Rarely does anything ever make her doubt her own beauty. She is the epitome of ego. So, when a boy causes her to doubt herself in this particular metric? That is significant. She feels self-conscious once around Rafal. Though, it could be because of her generally disheveled state and her fever, but still. There was even a line in TLEA where she wondered whether she was the uglier of the pair of them. A thought that she never had about Tedros. No other boy in the Woods has ever managed this. This, as in, to make the Witch of the Woods Beyond doubt herself.
Is Rafal an anti-hero or an anti-villain? Probably both. It depends on when. Prequel or main series? And, it changes too often. And, from whose perspective are we looking at this from? His own? The readers’? The side characters’? Rhian’s? Sophie’s? I just keep thinking in circles.
Also, to possibly oversimplify the terms: I think of anti-hero as good intentions/desired outcome, bad deeds/means. And, anti-villains are bad intentions/desired outcome, good deeds along the way.
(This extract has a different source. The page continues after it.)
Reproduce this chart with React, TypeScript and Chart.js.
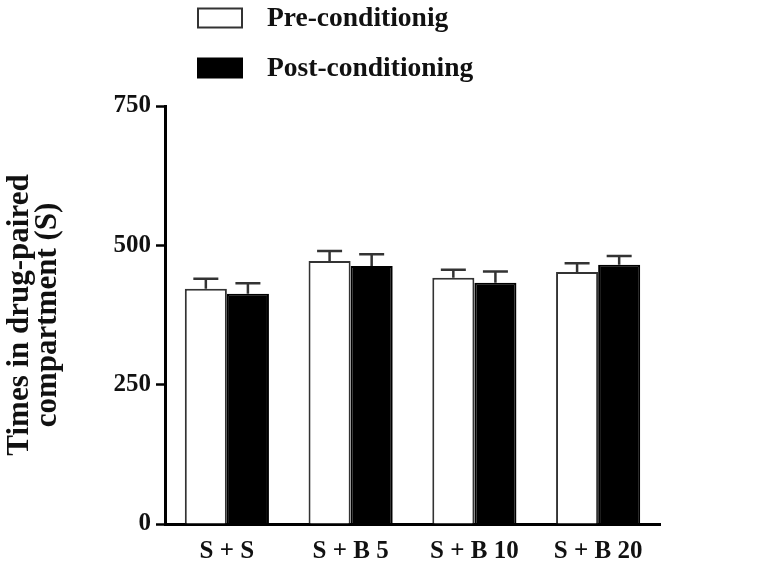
import React, { useEffect, useRef } from 'react';
import { Chart, registerables } from 'chart.js';

Chart.register(...registerables);

const categories = ['S + S', 'S + B 5', 'S + B 10', 'S + B 20'];
const seriesLabels = ['Pre-conditionig', 'Post-conditioning'];
const preValues = [422, 472, 442, 452];
const preErrors = [18, 18, 14, 16];
const postValues = [413, 463, 433, 465];
const postErrors = [19, 21, 20, 16];
const yTicks = [0, 250, 500, 750];
const yTitle = ['Times in drug-paired', 'compartment (S)'];

const FONT = '"Liberation Serif", "Times New Roman", serif';

const errorBarPlugin = {
  id: 'errorBars',
  afterDatasetsDraw(chart: any) {
    const ctx = chart.ctx;
    const yScale = chart.scales.y;
    chart.data.datasets.forEach((ds: any, di: number) => {
      const meta = chart.getDatasetMeta(di);
      const errs = ds.errors as number[];
      meta.data.forEach((bar: any, i: number) => {
        const v = ds.data[i];
        const yTop = yScale.getPixelForValue(v + errs[i]);
        const yBase = yScale.getPixelForValue(v);
        ctx.save();
        ctx.strokeStyle = '#333';
        ctx.lineWidth = 2.5;
        ctx.beginPath();
        ctx.moveTo(bar.x, yBase);
        ctx.lineTo(bar.x, yTop);
        ctx.moveTo(bar.x - 12.5, yTop);
        ctx.lineTo(bar.x + 12.5, yTop);
        ctx.stroke();
        ctx.restore();
      });
    });
  },
};

const legendPlugin = {
  id: 'customLegend',
  afterDraw(chart: any) {
    const ctx = chart.ctx;
    const rows = [18, 68];
    ctx.save();
    chart.data.datasets.forEach((ds: any, di: number) => {
      const cy = rows[di];
      ctx.fillStyle = ds.backgroundColor;
      ctx.fillRect(198, cy - 9.5, 44, 19);
      ctx.strokeStyle = ds.borderColor;
      ctx.lineWidth = 2;
      ctx.strokeRect(198, cy - 9.5, 44, 19);
      ctx.fillStyle = '#111';
      ctx.font = `bold 27.5px ${FONT}`;
      ctx.textBaseline = 'middle';
      ctx.textAlign = 'left';
      ctx.fillText(ds.label, 267, cy + 1);
    });
    ctx.restore();
  },
};

export default function App() {
  const canvasRef = useRef<HTMLCanvasElement | null>(null);

  useEffect(() => {
    if (!canvasRef.current) return;
    const chart = new Chart(canvasRef.current, {
      type: 'bar',
      data: {
        labels: categories,
        datasets: [
          {
            label: seriesLabels[0],
            data: preValues,
            errors: preErrors,
            backgroundColor: '#ffffff',
            borderColor: '#333333',
            borderWidth: 2,
            categoryPercentage: 0.68,
            barPercentage: 1.0,
          } as any,
          {
            label: seriesLabels[1],
            data: postValues,
            errors: postErrors,
            backgroundColor: '#000000',
            borderColor: '#000000',
            borderWidth: 2,
            categoryPercentage: 0.68,
            barPercentage: 1.0,
          } as any,
        ],
      },
      options: {
        animation: false,
        responsive: false,
        layout: { padding: { top: 106, right: 108, bottom: 0, left: 0 } },
        plugins: {
          legend: { display: false },
          tooltip: { enabled: false },
        },
        scales: {
          x: {
            grid: { display: false, drawTicks: false },
            border: { display: true, color: '#000', width: 3 },
            ticks: {
              color: '#111',
              padding: 13,
              font: { family: FONT, size: 25, weight: 'bold' },
            },
            afterFit(scale: any) {
              scale.height = 50;
            },
          },
          y: {
            min: 0,
            max: 750,
            afterBuildTicks(scale: any) {
              scale.ticks = yTicks.map((v) => ({ value: v }));
            },
            grid: {
              drawOnChartArea: false,
              drawTicks: true,
              tickLength: 9,
              tickWidth: 2.5,
              tickColor: '#000',
            },
            border: { display: true, color: '#000', width: 3 },
            ticks: {
              color: '#111',
              padding: 5,
              font: { family: FONT, size: 25, weight: 'bold' },
            },
            title: {
              display: true,
              text: yTitle,
              color: '#111',
              padding: { top: 6, bottom: 0 },
              font: { family: FONT, size: 31, weight: 'bold', lineHeight: 0.9 },
            },
            afterFit(scale: any) {
              scale.width = 165;
            },
          },
        },
      },
      plugins: [errorBarPlugin, legendPlugin],
    } as any);
    return () => chart.destroy();
  }, []);

  return (
    <div style={{ position: 'absolute', left: 0, top: 0, width: 768, height: 574, background: '#fff' }}>
      <canvas ref={canvasRef} width={768} height={574} />
    </div>
  );
}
Joke headcanon: Rafal has Marie Antoinette syndrome because of all the undue stress Rhian put him through during their childhood. Because Rhian had exactly zero self-preservation instincts, and Rafal had to keep him from trusting anyone suspicious-looking, or anyone who looked vaguely murderous. Rhian has probably given Rafal a near-heart attack on multiple occasions.
Rhian is a poor judge of character. It's highly unlikely, but this could be what drove Rafal to fratricide. Maybe, he got fed up with continually saving Rhian, and decided he would just murder Rhian himself than allow him to be murdered by someone else.
I could see him thinking that he'd rather murder Rhian himself than let anyone else do it. That he’d rather be the cause of Rhian's death than anything else. If he were twisted or possessive enough, he probably would rather Rhian die by his hand than anyone else's.
All this aside, I think he’s naturally white-haired though. I've always pictured him like that anyway, and it suits him.